En efecto, acá se habla de ese personaje, considerado como el asesino serial más joven del mundo, ya que tenía entre 10 y 16 años cuando cometió sus espantosas aberraciones contra otras criaturas. La policía estaba desconcertada. ¿Quién podría sospechar de un chiquilín, para colmo medio estúpido? Hábilmente, los guionistas nos mezquinan un buen rato su nombre y su perfil, y nos llevan por una pista aparentemente falsa, pero muy adecuada para hacernos más soportable el relato, y también para presentar otra clase de víctima, y criticar otros males: no sólo el embrutecimiento que sufrió el criminal desde la cuna, sino la impresión de fuego en los espíritus más sensibles, y la irracionalidad y el abuso de las gentes cuando están asustadas, o quieren sacar ventaja de algo sin medir las consecuencias.

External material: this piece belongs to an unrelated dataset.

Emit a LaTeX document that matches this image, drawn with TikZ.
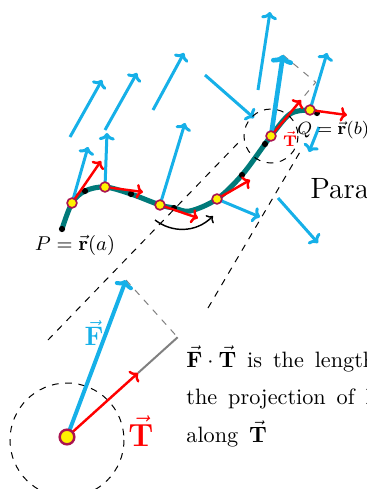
\documentclass[tikz,border=0pt]{standalone}
\usepackage{amsmath,amssymb}
\usepackage{tikz}
\usetikzlibrary{arrows.meta,calc}
\definecolor{fieldcyan}{RGB}{22,176,232}
\definecolor{curveteal}{RGB}{0,122,122}
\definecolor{knotrim}{RGB}{170,20,80}
\newcommand{\vF}{\vec{\mathbf{F}}}
\newcommand{\vT}{\vec{\mathbf{T}}}
\newcommand{\rv}{\vec{\mathbf{r}}}
\newcommand{\widespace}{\spaceskip=4.9pt\relax}

\begin{document}
\begin{tikzpicture}[x=0.45pt,y=-0.45pt,
  field/.style={draw=fieldcyan,line width=1.35pt,-{Computer Modern Rightarrow[length=3.3pt,width=7.2pt]}},
  unitvec/.style={draw=red,line width=1.1pt,-{Computer Modern Rightarrow[length=3pt,width=6.6pt]}},
  knot/.style={circle,draw=knotrim,fill=yellow,line width=0.75pt,inner sep=0pt,minimum size=4.4pt},
  blackdot/.style={circle,fill=black,inner sep=0pt,minimum size=2.8pt},
  zoomline/.style={dashed,line width=0.45pt},
  note/.style={anchor=base west,inner sep=0pt,font=\widespace}]
  \useasboundingbox (0,0) rectangle (367,489);
  \clip (0,0) rectangle (367,489);

  % field away from the curve
  \foreach \xa/\ya/\xb/\yb in {70/137/102/80, 105/130/137/73, 153/110/184/53, 205/75/254/118,
      258/90/270/12, 319/127/309/152, 278/198/318/243}
    \draw[field] (\xa,\ya) -- (\xb,\yb);

  % the curve from P to Q
  \draw[curveteal,line width=2.3pt,line cap=round] plot[smooth,tension=0.55] coordinates
    {(62,229) (72,203) (85,191) (105,187) (131,194) (160,205) (174,208) (190,211)
     (217,199) (242,175) (265,144) (271,136) (290,114) (310,110) (317,113)};
  \foreach \p [count=\i] in {(62,229),(85,191),(131,194),(174,208),(242,175),(265,144),(317,113)}
    \node[blackdot] (d\i) at \p {};

  \coordinate (m1) at (72,203);  \coordinate (f1) at (88,147);  \coordinate (t1) at (101,161);
  \coordinate (m2) at (105,187); \coordinate (f2) at (107,133); \coordinate (t2) at (143,192);
  \coordinate (m3) at (160,205); \coordinate (f3) at (185,123); \coordinate (t3) at (198,218);
  \coordinate (m4) at (217,199); \coordinate (f4) at (260,217); \coordinate (t4) at (250,180);
  \coordinate (m5) at (271,136); \coordinate (f5) at (283,55);  \coordinate (t5) at (301,100);
  \coordinate (m6) at (310,110); \coordinate (f6) at (327,53);  \coordinate (t6) at (347,115);

  % projection at the zoomed knot
  \coordinate (p5) at ($(m5)!(f5)!(t5)$);
  \draw[gray,dashed,line width=0.45pt] (f5) -- (p5) -- (t5);

  \foreach \i in {1,2,3,4,6}
    \draw[field] (m\i) -- (f\i);
  \draw[draw=fieldcyan,line width=2.1pt,-{Computer Modern Rightarrow[length=4pt,width=10pt]}] (m5) -- (f5);
  \foreach \i in {1,...,6}
    \draw[unitvec] (m\i) -- (t\i);
  \foreach \i in {1,...,6}
    \node[knot] (k\i) at (m\i) {};

  % direction of travel
  \coordinate (a1) at (155,220);
  \coordinate (a2) at (213,216);
  \draw[line width=0.65pt,-{Computer Modern Rightarrow[length=2.4pt,width=5pt]}]
    (a1) .. controls (172,233) and (196,233) .. (a2);

  \node[font=\small,inner sep=0pt] (plabel) at (75,245) {$P=\rv(a)$};
  \node[font=\footnotesize,anchor=west,inner sep=0pt] (qlabel) at (297,130) {$Q=\rv(b)$};
  \node[font=\scriptsize,text=red,inner sep=0pt] (tsmall) at (290,139) {$\vT$};
  \node[font=\fontsize{13.2pt}{16pt}\selectfont,anchor=base west,inner sep=0pt] (para) at (310,198) {Para};

  % zoom circles and cone
  \draw[zoomline] (m5) circle (27);
  \coordinate (o) at (67,437);
  \draw[zoomline] (67,440) circle (57);
  \coordinate (zl1) at (48,340); \coordinate (zu1) at (240,141);
  \coordinate (zl2) at (208,308); \coordinate (zu2) at (300,152);
  \draw[zoomline] (zl1) -- (zu1);
  \draw[zoomline] (zl2) -- (zu2);

  % magnified projection
  \coordinate (fbig) at (126,280);
  \coordinate (tbig) at (138,373);
  \coordinate (pbig) at ($(o)!(fbig)!(tbig)$);
  \draw[gray,line width=0.9pt] (tbig) -- (pbig);
  \draw[gray,dashed,line width=0.45pt] (fbig) -- (pbig);
  \draw[draw=fieldcyan,line width=1.8pt,-{Computer Modern Rightarrow[length=3.6pt,width=8.6pt]}] (o) -- (fbig);
  \draw[draw=red,line width=1.1pt,-{Computer Modern Rightarrow[length=3pt,width=6.8pt]}] (o) -- (tbig);
  \node[circle,draw=knotrim,fill=yellow,line width=1.1pt,inner sep=0pt,minimum size=6.6pt] (kbig) at (o) {};
  \node[font=\large,text=fieldcyan] (flabel) at (94,333) {$\vF$};
  \node[font=\Large,text=red] (tlabel) at (141,431) {$\vT$};

  \node[note] (line1) at (186,367) {$\vF\cdot\vT$ is the length};
  \node[note] (line2) at (186,404) {the projection of $\vF$};
  \node[note] (line3) at (186,442) {along $\vT$};
\end{tikzpicture}
\end{document}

Todo se enlaza, la familia, el barrio, el trabajo del menor, la autoridad, la sociedad, las varias perversiones que hay en el aire, la aflicción de los padres queriendo proteger a sus hijos, y hasta los celos de un imbécil que puede instigar a otro tipo de crímenes, igualmente cobardes.
El cuadro de esta que es una de las coproducciones hispanoargentinas más destacables de la temporada, bien puede ser de nuestros días, pero es de época, y entonces al guión bien pensado y bien tensado (que sólo se desinfla un poco hacia el final) se suma, a todo lo largo, una excelente ambientación en la Buenos Aires de 1912 enteramente recreada en San Antonio de Areco. Y, sosteniendo la historia, un buen elenco, donde se destacan los chicos Juan Ciancio, Abel Ayala (bien preciso), Nicolás Torcanowsky, y uno que hace de chorro, ante quien el bruto se siente inhibido, lo que conforma un detalle muy interesante.

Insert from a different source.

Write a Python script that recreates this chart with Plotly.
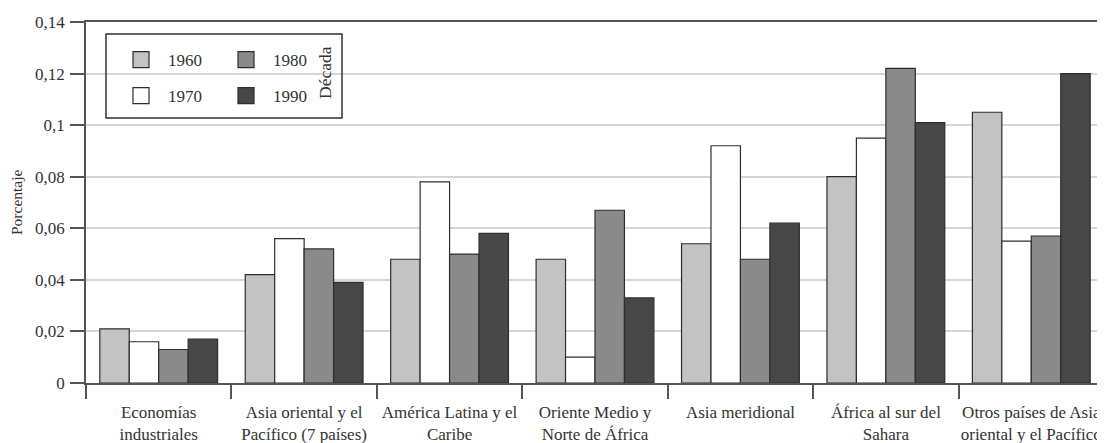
import plotly.graph_objects as go

categories = [
    "Economías<br>industriales",
    "Asia oriental y el<br>Pacífico (7 países)",
    "América Latina y el<br>Caribe",
    "Oriente Medio y<br>Norte de África",
    "Asia meridional",
    "África al sur del<br>Sahara",
    "Otros países de Asia<br>oriental y el Pacífico",
]
decades = ["1960", "1970", "1980", "1990"]
v1960 = [0.021, 0.042, 0.048, 0.048, 0.054, 0.080, 0.105]
v1970 = [0.016, 0.056, 0.078, 0.010, 0.092, 0.095, 0.055]
v1980 = [0.013, 0.052, 0.050, 0.067, 0.048, 0.122, 0.057]
v1990 = [0.017, 0.039, 0.058, 0.033, 0.062, 0.101, 0.120]
series = [v1960, v1970, v1980, v1990]
colors = ["#c3c3c3", "#ffffff", "#8a8a8a", "#474747"]
legend_of = ["legend", "legend", "legend2", "legend2"]

FONT = "Liberation Serif"

# page body has an 8px margin: figure coords = page coords - 8
W, H = 1097, 435
L, T, B, R = 78, 14, 60, 1
PW = W - L - R
PH = H - T - B


def px(xp):
    return (xp - 8 - L) / PW


def py(yp):
    return (H - B - (yp - 8)) / PH


fig = go.Figure()
for name, vals, col in zip(decades, series, colors):
    fig.add_trace(go.Bar(
        x=categories, y=vals, name=name, showlegend=False,
        marker=dict(color=col, line=dict(color="#2e2e2e", width=1.2)),
    ))
# legend entries (square swatches)
for name, col, lg in zip(decades, colors, legend_of):
    fig.add_trace(go.Scatter(
        x=[None], y=[None], mode="markers", name=name, legend=lg,
        legendgroup=name,
        marker=dict(symbol="square", size=16, color=col,
                    line=dict(color="#2e2e2e", width=1.2)),
    ))

yticks = [0, 0.02, 0.04, 0.06, 0.08, 0.1, 0.12, 0.14]
ylabels = ["0", "0,02", "0,04", "0,06", "0,08", "0,1", "0,12", "0,14"]

leg_common = dict(orientation="v", font=dict(size=17, family=FONT, color="#333333"),
                  bgcolor="rgba(0,0,0,0)", tracegroupgap=11, itemwidth=44,
                  xanchor="left", yanchor="top")

fig.update_layout(
    width=W, height=H,
    margin=dict(l=L, r=R, t=T, b=B, autoexpand=False),
    paper_bgcolor="white", plot_bgcolor="white",
    font=dict(family=FONT, color="#333333", size=15),
    barmode="group", bargap=0.19, bargroupgap=0,
    legend=dict(x=px(114), y=py(42), **leg_common),
    legend2=dict(x=px(219), y=py(42), **leg_common),
    shapes=[dict(type="rect", xref="paper", yref="paper",
                 x0=px(106), x1=px(342), y0=py(118), y1=py(34),
                 line=dict(color="#333333", width=1.5),
                 fillcolor="rgba(0,0,0,0)")],
    annotations=[
        dict(text="Década", textangle=-90, xref="paper", yref="paper",
             x=px(325), y=py(73), showarrow=False,
             xanchor="center", yanchor="middle",
             font=dict(size=17.5, family=FONT, color="#333333")),
        dict(text="Porcentaje", textangle=-90, xref="paper", yref="paper",
             x=px(16), y=py(202), showarrow=False,
             xanchor="center", yanchor="middle",
             font=dict(size=15.5, family=FONT, color="#333333")),
    ],
)
fig.update_xaxes(
    type="category", showline=True, linecolor="#555555", linewidth=1.5,
    mirror=True, ticks="outside", tickson="boundaries", ticklen=14,
    tickcolor="#555555", tickwidth=1.5, showgrid=False,
    tickangle=0, automargin=False, ticklabelstandoff=13,
    tickfont=dict(size=17, family=FONT, color="#333333"),
)
fig.update_yaxes(
    range=[0, 0.14], tickvals=yticks, ticktext=ylabels,
    showline=True, linecolor="#555555", linewidth=1.5,
    ticks="outside", ticklen=14, tickcolor="#555555", tickwidth=1.5,
    showgrid=True, gridcolor="#d6d6d6", gridwidth=1.5, zeroline=False,
    automargin=False, ticklabelstandoff=2,
    tickfont=dict(size=17, family=FONT, color="#333333"),
)
fig.write_html("out.html")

Hay que prestarle atención al director debutante Jorge Algora, un hombre ya grande, documentalista, que viene de hacer un telefilm sobre violencia familiar, «Mintiendo a la vida», y que aporta, en la voz de un comisario porteño de antes, unas reflexiones muy atinadas para los españoles de hoy, sobre el dinero, el alma, y los inmigrantes muertos de hambre.

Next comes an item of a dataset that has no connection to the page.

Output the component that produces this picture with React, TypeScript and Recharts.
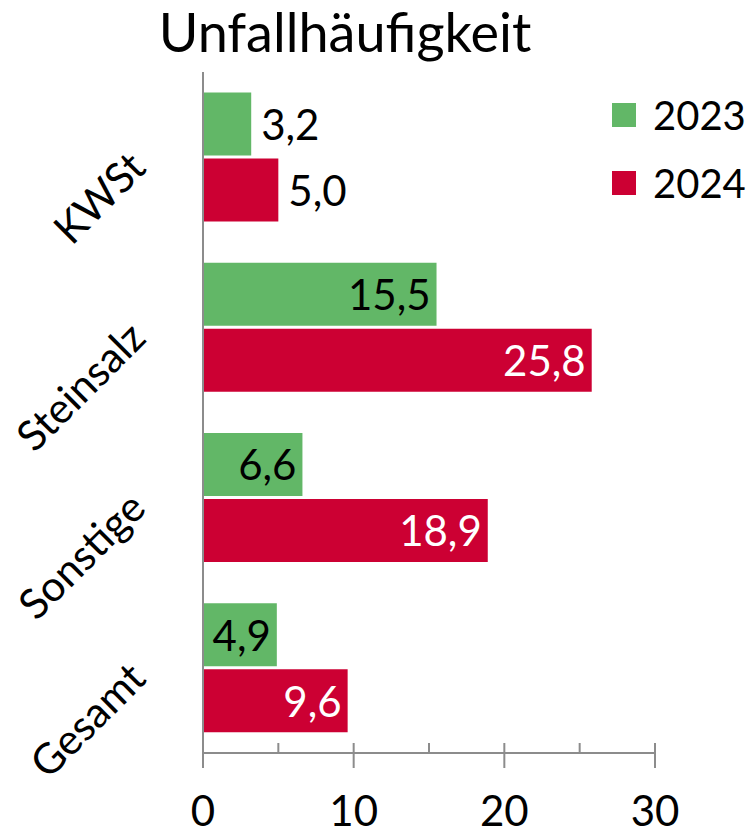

A reprochar, eso sí, los diálogos donde el comisario llama a los demás por el nombre y no por el apellido, como era de rigor hasta hace poco, amén de algún saludo incompleto de los subordinados, que ni se cuadran ante una orden del jefe, o un verbo demasiado fino en boca de un reo. En esa escena, el film transcribe un diálogo tal como quedó registrado en el acta policial, pero seguramente el reo empleó una expresión más vulgar, y más creíble para nuestros oídos. Reprochable, también, una innecesaria e inadecuada referencia cinéfila a Fritz Lang y Eduard Grieg, que saca un poco de clima. Y un mate de palo santo que alguien coló en una toma, aunque, por suerte, pasa inadvertido frente al trabajo enorme de la directora de arte Mariela Rípodas.
Como sea, se trata de objeciones relativamente menores. El balance de «El niño de barro», es positivo, por su factura, por la inteligencia con que arma el relato, y la luz que echa sobre el tema siempre actual del trato a los niños (y también, la verdad, porque de vez en cuando se escucha algún tanguito de Maglio o de Villoldo, bien guardia vieja). Vale la pena.